Hurst and Sullivan were on a directed patrol. That's a strategy Buffalo police have been using to fight gun violence.

Here's how it works:

Crime analysts identify hot spots where there have been shootings and reports of shots fired. They map them out in 500-foot by 500-foot grids. That information is sent out to the patrol officers' cell phones. Then, they drive to a hot spot, park their cruiser, turn on their emergency lights and they get out of their cars. Then, they walk around for about 15 to 20 minutes. They talk to folks they run into, go into shops, and mostly...they just try to be visible.

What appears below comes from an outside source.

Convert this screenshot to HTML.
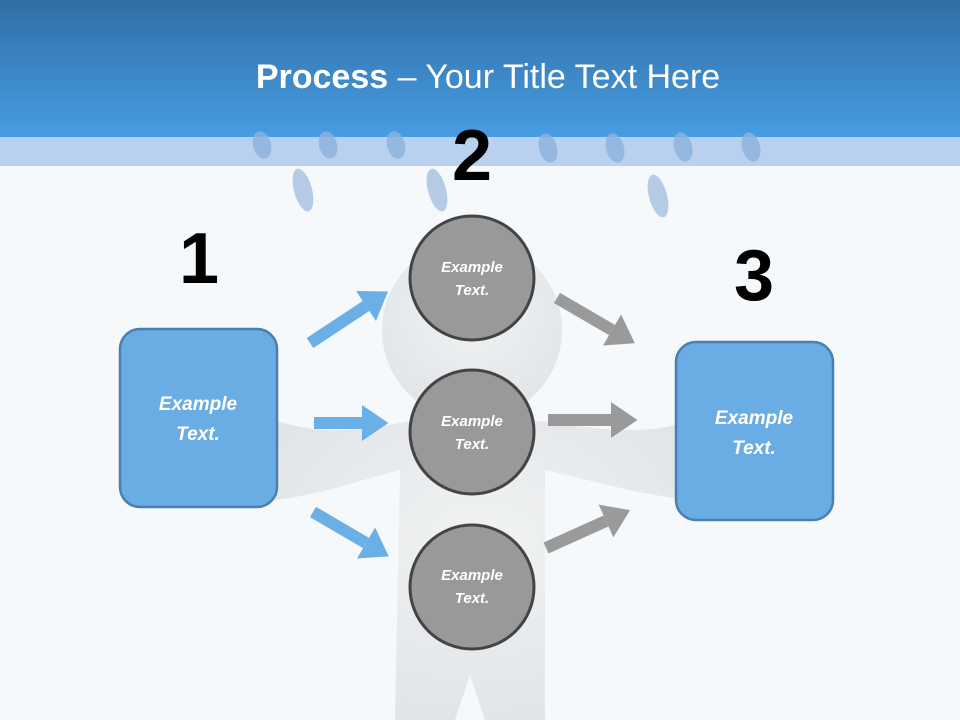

"You know, you walk with people, you're stopping and talking and see different points of view and getting to know each other. And I just think it's, it's great all around," Hurst said.

"I can speak for Charlie District," said Sullivan, referring to C District, the Ferry-Fillmore area where he works. "I think a lot of the crime has gone down since we've started doing these directed patrols. So I think it has a pretty big impact. Plus, like I said, getting out and walking around and talking to people is a great, great thing too."

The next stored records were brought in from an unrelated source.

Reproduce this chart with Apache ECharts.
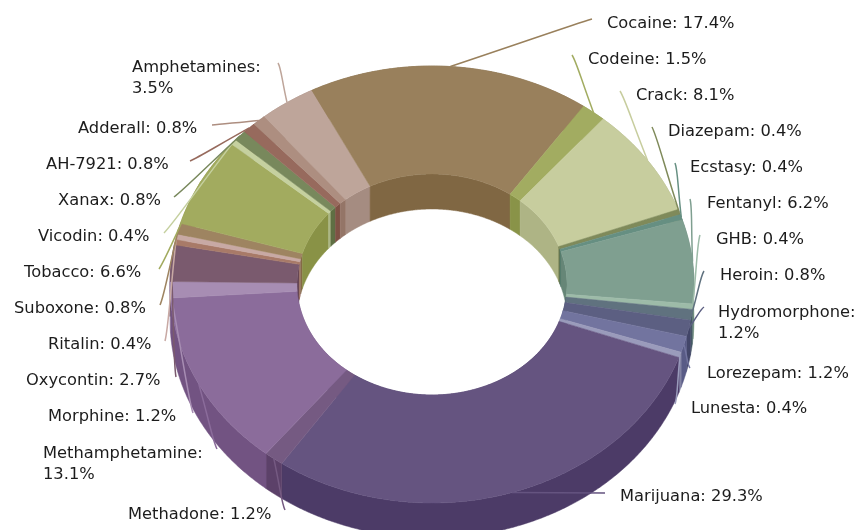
<!DOCTYPE html>
<html>
<head>
<meta charset="utf-8">
<title>Drugs</title>
<script src="https://cdn.jsdelivr.net/npm/echarts@6/dist/echarts.min.js"></script>
<style>
  html, body { margin: 0; padding: 0; background: #fff; }
  #chart { width: 860px; height: 530px; }
</style>
</head>
<body>
<div id="chart"></div>
<script>
// slices, clockwise from the upper left. the thin rust one after Oxycontin has no label in the picture
const categories = ['Amphetamines', 'Cocaine', 'Codeine', 'Crack', 'Diazepam', 'Ecstasy', 'Fentanyl', 'GHB',
  'Heroin', 'Hydromorphone', 'Lorezepam', 'Lunesta', 'Marijuana', 'Methadone', 'Methamphetamine', 'Morphine',
  'Oxycontin', '', 'Ritalin', 'Suboxone', 'Tobacco', 'Vicodin', 'Xanax', 'AH-7921', 'Adderall']
const shares = [3.5, 17.4, 1.5, 8.1, 0.4, 0.4, 6.2, 0.4, 0.8, 1.2, 1.2, 0.4, 29.3, 1.2, 13.1, 1.2, 2.7, 0.4, 0.4, 0.8, 6.6, 0.4, 0.8, 0.8, 0.8]

const colors = ['#BEA59A', '#99805C', '#A2AC61', '#C7CD9E', '#7F8A5A', '#668F82', '#7F9F90', '#9DBBA8',
  '#60727F', '#5C5F82', '#72749F', '#9A9BBB', '#655480', '#755A82', '#8B6C9B', '#A78DB3',
  '#7A5A6E', '#A87A68', '#C8A9A4', '#9E8461', '#A2AB5F', '#C5D09F', '#78885C', '#976A5D', '#AD8E80']

// label top left corner, and the point where its connector ends
const labelPos = [[132, 57], [607, 13], [588, 49], [636, 85], [668, 121], [690, 157], [707, 193], [716, 229],
  [720, 265], [718, 302], [707, 363], [691, 398], [620, 486], [128, 504], [43, 443], [48, 406],
  [26, 370], null, [48, 334], [14, 298], [24, 262], [38, 226], [58, 190], [46, 154], [78, 118]]
const lineEnds = [[278, 63], [592, 19], [572, 55], [620, 91], [652, 127], [675, 163], [690, 199], [700, 235],
  [704, 271], [704, 307], [690, 368], [675, 404], [605, 493], [285, 510], [217, 449], [193, 413],
  [176, 377], null, [165, 341], [160, 305], [159, 269], [164, 233], [174, 197], [190, 161], [212, 125]]
const wrapped = ['Amphetamines', 'Hydromorphone', 'Methamphetamine']

const cx = 432
const cy = 284.5
const outerA = 262
const outerSquash = 218.5 / 262
const innerR = 135 / 262
const innerSquash = 110.5 / 135
const depth = 35

const total = shares.reduce((a, b) => a + b, 0)
let run = 0
const slices = shares.map((v) => {
  const row = [1, run, run + v]
  run += v
  return row
})

const chart = echarts.init(document.getElementById('chart'))

function darker (hex) {
  const c = echarts.color.parse(hex)
  return 'rgb(' + [c[0], c[1], c[2]].map((n) => Math.max(0, n - 25)).join(',') + ')'
}

// flatten the polar point onto the tilted plane of the ring
function flat (api, r, v, dy) {
  const p = api.coord([r, v])
  const squash = r === 1 ? outerSquash : innerSquash
  return [p[0], cy + (p[1] - cy) * squash + (dy || 0)]
}

function arc (api, r, from, to, dy) {
  const pts = []
  const n = Math.max(2, Math.ceil((to - from) / 0.1))
  for (let i = 0; i <= n; i++) pts.push(flat(api, r, from + (to - from) * i / n, dy))
  return pts
}

function wall (r) {
  return function (params, api) {
    const from = api.value(1)
    const to = api.value(2)
    const fill = darker(colors[params.dataIndex])
    const pts = arc(api, r, from, to, 0).concat(arc(api, r, from, to, depth).reverse())
    return { type: 'polygon', shape: { points: pts }, style: { fill: fill, stroke: fill, lineWidth: 0.5 } }
  }
}

function topFace (params, api) {
  const from = api.value(1)
  const to = api.value(2)
  const fill = colors[params.dataIndex]
  const pts = arc(api, 1, from, to, 0).concat(arc(api, innerR, from, to, 0).reverse())
  return { type: 'polygon', shape: { points: pts }, style: { fill: fill, stroke: fill, lineWidth: 0.5 } }
}

function labels (params, api) {
  const i = params.dataIndex
  if (!categories[i]) return null
  const start = flat(api, 1, (api.value(1) + api.value(2)) / 2, 0)
  const end = lineEnds[i]
  const side = start[0] > end[0] ? 1 : -1
  const sep = wrapped.indexOf(categories[i]) >= 0 ? ':\n' : ': '
  return {
    type: 'group',
    children: [{
      type: 'bezierCurve',
      shape: {
        x1: start[0],
        y1: start[1],
        x2: end[0],
        y2: end[1],
        cpx1: start[0] + (end[0] - start[0]) * 0.6,
        cpy1: start[1] + (end[1] - start[1]) * 0.6,
        cpx2: end[0] + side * 2 + (start[0] - end[0]) * 0.12,
        cpy2: end[1] + (start[1] - end[1]) * 0.12
      },
      style: { stroke: colors[i], lineWidth: 1.5, fill: null }
    }, {
      type: 'text',
      style: {
        text: categories[i] + sep + shares[i].toFixed(1) + '%',
        x: labelPos[i][0],
        y: labelPos[i][1],
        fill: '#1c1c1c',
        font: '16.3px "DejaVu Sans"',
        lineHeight: 21,
        textVerticalAlign: 'top'
      }
    }]
  }
}

function layer (render) {
  return { type: 'custom', coordinateSystem: 'polar', clip: false, silent: true, data: slices, renderItem: render }
}

chart.setOption({
  animation: false,
  backgroundColor: '#fff',
  polar: { center: [cx, cy], radius: outerA },
  angleAxis: { type: 'value', min: 0, max: total, startAngle: 129.9, show: false },
  radiusAxis: { type: 'value', min: 0, max: 1, show: false },
  series: [layer(wall(innerR)), layer(wall(1)), layer(topFace), layer(labels)]
})
</script>
</body>
</html>
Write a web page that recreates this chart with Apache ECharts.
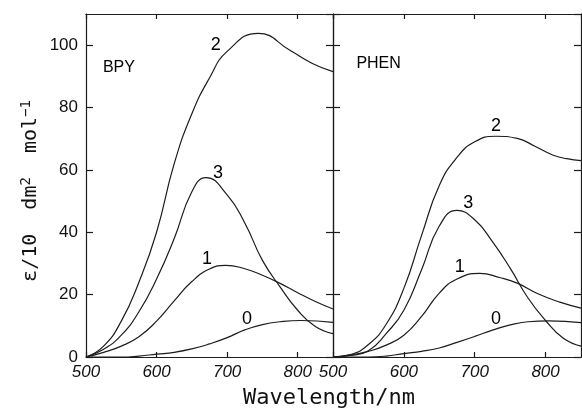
<!DOCTYPE html>
<html>
<head>
<meta charset="utf-8">
<script src="https://cdn.jsdelivr.net/npm/echarts@6/dist/echarts.min.js"></script>
<style>
html,body{margin:0;padding:0;background:#fff;}
#c{width:582px;height:411px;}
</style>
</head>
<body>
<div id="c"></div>
<script>
// Curves as [wavelength (nm), epsilon / 10 dm^2 mol^-1]
// BPY panel
var bpy0 = [[500,0],[550,0],[575,0.3],[600,0.9],[625,1.5],[650,2.6],[675,4.2],[700,6.2],[725,8.7],[750,10.4],[775,11.3],[805,11.7],[850,11.1]];
var bpy1 = [[500,0],[525,1.5],[550,3.5],[575,6.5],[600,11.5],[625,18],[650,24.2],[675,28.2],[698,29.4],[725,28.3],[750,26.2],[775,23.6],[800,20.6],[825,17.8],[850,15.4]];
var bpy2 = [[500,0],[525,3.5],[550,11.5],[575,24],[600,40],[625,62],[650,78],[675,89.5],[700,98],[744,103.8],[790,98.2],[820,94.2],[850,91.5]];
var bpy3 = [[500,0],[525,2.5],[550,7],[575,14.5],[600,25],[625,38],[650,53],[670,57.5],[700,52],[725,43],[750,31],[775,22.5],[800,15],[825,9.8],[850,7.5]];
// PHEN panel
var phen0 = [[500,0],[550,0],[575,0.3],[600,1.1],[625,1.8],[650,2.9],[675,4.7],[700,6.6],[725,8.6],[750,10.3],[775,11.3],[805,11.6],[850,11]];
var phen1 = [[500,0],[525,0.7],[550,1.8],[575,3.8],[600,7],[625,13],[650,20.5],[675,25],[707,26.8],[735,25.5],[760,23.7],[790,20.2],[820,17.6],[850,15.7]];
var phen2 = [[500,0],[525,0.8],[550,4],[575,10.5],[600,22],[625,39],[650,55],[675,64],[700,69],[730,70.8],[760,70.1],[785,67.6],[810,64.8],[830,63.6],[850,63]];
var phen3 = [[500,0],[525,0.5],[550,2],[575,7.5],[600,15],[625,28],[650,42],[675,47],[700,44],[725,37],[750,28.5],[775,19],[800,11.7],[825,6],[850,3.5]];
// Axis ticks
var xMin = 500, xMax = 850, xStep = 100;
var yMin = 0, yMax = 110, yStep = 20;
// Curve labels (anchor in data units)
var bpyLabels = [['2',684,100],['3',687,59],['1',671.5,31.5],['0',728,12.3]];
var phenLabels = [['2',730,74],['3',691,49.5],['1',679,28.7],['0',730,12.3]];
var panelNames = [['BPY',524,92.7],['PHEN',533,94]];

var ink = '#1c1c1c';

function xAx(gi, pos, labels){
  return {type:'value', gridIndex:gi, position:pos, min:xMin, max:xMax, interval:xStep,
    axisLine:{show:true, onZero:false, lineStyle:{color:ink, width:1.2}},
    axisTick:{show:true, inside:true, length:5, lineStyle:{color:ink, width:1.2}},
    axisLabel:{show:labels, showMaxLabel:false, margin:7, color:'#111',
      fontFamily:'Liberation Sans', fontSize:17, fontStyle:'italic'},
    splitLine:{show:false}};
}
function yAx(gi, pos, labels){
  return {type:'value', gridIndex:gi, position:pos, min:yMin, max:yMax, interval:yStep,
    axisLine:{show:true, onZero:false, lineStyle:{color:ink, width:1.2}},
    axisTick:{show:true, inside:true, length:7, lineStyle:{color:ink, width:1.2}},
    axisLabel:{show:labels, showMaxLabel:false, margin:8, color:'#111',
      fontFamily:'Liberation Sans', fontSize:17},
    splitLine:{show:false}};
}
function line(xi, yi, pts){
  return {type:'line', xAxisIndex:xi, yAxisIndex:yi, data:pts, smooth:0.5,
    showSymbol:false, symbol:'none', silent:true,
    lineStyle:{color:ink, width:1.2}};
}
function labels(xi, yi, arr, size, align){
  return {type:'scatter', xAxisIndex:xi, yAxisIndex:yi, symbolSize:0, silent:true,
    data:arr.map(function(a){ return {name:a[0], value:[a[1],a[2]]}; }),
    label:{show:true, position:'inside', formatter:'{b}', color:'#000', opacity:1,
      fontFamily:'Liberation Sans', fontSize:size, align:align}};
}

var chart = echarts.init(document.getElementById('c'), null, {renderer:'canvas'});
chart.setOption({
  backgroundColor:'#ffffff',
  animation:false,
  grid:[
    {left:86, top:14, width:247, height:343},
    {left:333, top:14, width:248, height:343}
  ],
  xAxis:[xAx(0,'bottom',true), xAx(0,'top',false), xAx(1,'bottom',true), xAx(1,'top',false)],
  yAxis:[yAx(0,'left',true), yAx(0,'right',false), yAx(1,'left',false), yAx(1,'right',false)],
  series:[
    line(0,0,bpy0), line(0,0,bpy1), line(0,0,bpy2), line(0,0,bpy3),
    line(2,2,phen0), line(2,2,phen1), line(2,2,phen2), line(2,2,phen3),
    labels(0,0,bpyLabels,18,'center'), labels(2,2,phenLabels,18,'center'),
    labels(0,0,[panelNames[0]],16,'left'), labels(2,2,[panelNames[1]],16,'left')
  ],
  graphic:[
    {type:'text', x:329, y:398, style:{text:'Wavelength/nm', fill:'#111',
      font:'22px "DejaVu Sans Mono"', textAlign:'center', textVerticalAlign:'middle'}},
    {type:'text', x:31, y:191, rotation:Math.PI/2,
      style:{text:'ε/10  dm{s|2}  mol{s|−1}', fill:'#111', align:'center', verticalAlign:'middle',
        fontFamily:'DejaVu Sans Mono', fontSize:20,
        rich:{s:{fontFamily:'DejaVu Sans Mono', fontSize:14, verticalAlign:'top', padding:[0,0,10,0]}}}}
  ]
});
</script>
</body>
</html>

Lt. Jonathan Pietrzak, who supervises the directed patrol program, says that there are studies that show that when police and their police cars are around, crime goes down.

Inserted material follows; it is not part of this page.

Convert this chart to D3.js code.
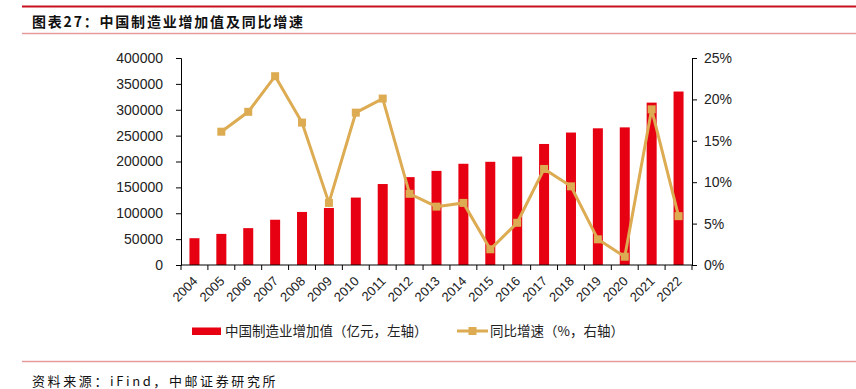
<!DOCTYPE html>
<html>
<head>
<meta charset="utf-8">
<script src="https://cdn.jsdelivr.net/npm/d3@7"></script>
<style>
  body { margin: 0; background: #fff; }
  svg text { font-family: "Liberation Sans", Arial, sans-serif; }
  .cjk { font-family: "Noto Sans CJK SC", sans-serif; }
</style>
</head>
<body>
<svg id="chart" width="856" height="389"></svg>
<script>
  'use strict';

  var years = ['2004', '2005', '2006', '2007', '2008', '2009', '2010', '2011', '2012', '2013',
    '2014', '2015', '2016', '2017', '2018', '2019', '2020', '2021', '2022'];
  var valueAdded = [51748, 60118, 71213, 87465, 102539, 110118, 130282, 156457, 169807, 181868,
    195620, 199436, 209509, 233877, 255937, 264137, 265944, 313797, 335215];
  var growth = [null, 16.1, 18.5, 22.8, 17.2, 7.5, 18.4, 20.1, 8.6, 7.05,
    7.5, 1.9, 5.1, 11.6, 9.5, 3.1, 1.0, 18.8, 5.9];
  var leftTicks = [0, 50000, 100000, 150000, 200000, 250000, 300000, 350000, 400000];
  var rightTicks = [0, 5, 10, 15, 20, 25];

  (function() {
    var red = '#e60012';
    var gold = '#dcab52';
    var $svg = d3.select('#chart');

    // header and footer rules
    $svg.append('line').attr('x1', 22).attr('x2', 856).attr('y1', 6.5).attr('y2', 6.5)
      .attr('stroke', '#c8101e').attr('stroke-width', 2);
    $svg.append('text').attr('class', 'cjk').attr('x', 32).attr('y', 27)
      .attr('font-size', 14).attr('font-weight', 'bold').attr('fill', '#111')
      .attr('letter-spacing', 1.8)
      .text('图表27：中国制造业增加值及同比增速');
    $svg.append('line').attr('x1', 22).attr('x2', 856).attr('y1', 33.5).attr('y2', 33.5)
      .attr('stroke', '#e79a9a').attr('stroke-width', 1.5);
    $svg.append('line').attr('x1', 22).attr('x2', 856).attr('y1', 361.5).attr('y2', 361.5)
      .attr('stroke', '#e79a9a').attr('stroke-width', 1.5);
    $svg.append('text').attr('class', 'cjk').attr('x', 32).attr('y', 386)
      .attr('font-size', 13).attr('fill', '#111')
      .attr('letter-spacing', 2.6)
      .text('资料来源：iFind，中邮证券研究所');

    var left = 181, right = 692, plotTop = 58, bottom = 265;

    var x = d3.scaleBand().domain(years).range([left, right]);
    var yL = d3.scaleLinear().domain([0, 400000]).range([bottom, plotTop]);
    var yR = d3.scaleLinear().domain([0, 25]).range([bottom, plotTop]);

    // bars
    var barW = 10;
    $svg.selectAll('rect.bar')
      .data(years)
      .enter()
      .append('rect')
      .attr('class', 'bar')
      .attr('x', function(d) { return x(d) + x.bandwidth() / 2 - barW / 2; })
      .attr('y', function(d, i) { return yL(valueAdded[i]); })
      .attr('width', barW)
      .attr('height', function(d, i) { return bottom - yL(valueAdded[i]); })
      .attr('fill', red);

    // axes
    function styleAxis(g) {
      g.select('.domain').attr('stroke', '#000');
      g.selectAll('.tick line').attr('stroke', '#000');
      g.selectAll('.tick text').attr('fill', '#222').attr('font-size', 14);
    }

    $svg.append('g').attr('transform', 'translate(' + left + ',0)')
      .call(d3.axisLeft(yL).tickValues(leftTicks).tickSize(5).tickSizeOuter(5).tickPadding(13)
        .tickFormat(d3.format('d')))
      .call(styleAxis);

    $svg.append('g').attr('transform', 'translate(' + right + ',0)')
      .call(d3.axisRight(yR).tickValues(rightTicks).tickSize(5).tickSizeOuter(5).tickPadding(7)
        .tickFormat(function(d) { return d + '%'; }))
      .call(styleAxis);

    var xAxis = $svg.append('g').attr('transform', 'translate(0,' + bottom + ')');
    xAxis.append('line').attr('x1', left).attr('x2', right).attr('stroke', '#000');
    xAxis.selectAll('line.tk')
      .data(years.concat(['end']))
      .enter()
      .append('line')
      .attr('class', 'tk')
      .attr('x1', function(d, i) { return left + i * x.step(); })
      .attr('x2', function(d, i) { return left + i * x.step(); })
      .attr('y1', 0).attr('y2', 5)
      .attr('stroke', '#000');
    xAxis.selectAll('text.yr')
      .data(years)
      .enter()
      .append('text')
      .attr('class', 'yr')
      .attr('text-anchor', 'end')
      .attr('font-size', 13)
      .attr('fill', '#222')
      .attr('transform', function(d) {
        return 'translate(' + (x(d) + x.bandwidth() / 2 + 4) + ',17) rotate(-45)';
      })
      .text(function(d) { return d; });

    // growth line
    var pts = years.map(function(d, i) { return { year: d, v: growth[i] }; })
      .filter(function(d) { return d.v !== null; });
    var line = d3.line()
      .x(function(d) { return x(d.year) + x.bandwidth() / 2; })
      .y(function(d) { return yR(d.v); });
    $svg.append('path').datum(pts)
      .attr('d', line)
      .attr('fill', 'none')
      .attr('stroke', gold)
      .attr('stroke-width', 3);
    $svg.selectAll('rect.mk')
      .data(pts)
      .enter()
      .append('rect')
      .attr('class', 'mk')
      .attr('x', function(d) { return x(d.year) + x.bandwidth() / 2 - 4; })
      .attr('y', function(d) { return yR(d.v) - 4; })
      .attr('width', 8).attr('height', 8)
      .attr('fill', gold);

    // legend
    var lg = $svg.append('g');
    lg.append('rect').attr('x', 192).attr('y', 327.5).attr('width', 29).attr('height', 7.5).attr('fill', red);
    lg.append('text').attr('class', 'cjk').attr('x', 225).attr('y', 336)
      .attr('font-size', 13.5).attr('fill', '#222').text('中国制造业增加值（亿元，左轴）');
    lg.append('line').attr('x1', 457).attr('x2', 488).attr('y1', 331).attr('y2', 331)
      .attr('stroke', gold).attr('stroke-width', 3);
    lg.append('rect').attr('x', 468.5).attr('y', 327).attr('width', 8).attr('height', 8).attr('fill', gold);
    lg.append('text').attr('class', 'cjk').attr('x', 490).attr('y', 336)
      .attr('font-size', 13.5).attr('fill', '#222').text('同比增速（%，右轴）');
  })();
</script>
</body>
</html>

"The fact that it's data-driven, we're not just picking and choosing random spots, but we're going there for a particular reason makes a big difference," he said.

Data from the Buffalo Police Department indicates gun violence has dropped in the city in the last two years.

Shootings skyrocketed in the city in 2020 and 2021, when there were nearly 300 shootings each of those years. But that number dropped by more than half by 2023, to 141.

The numbers for 2024 so far seem to be following that same downward trend, with 44 shootings so far, compared to 197 back in 2022.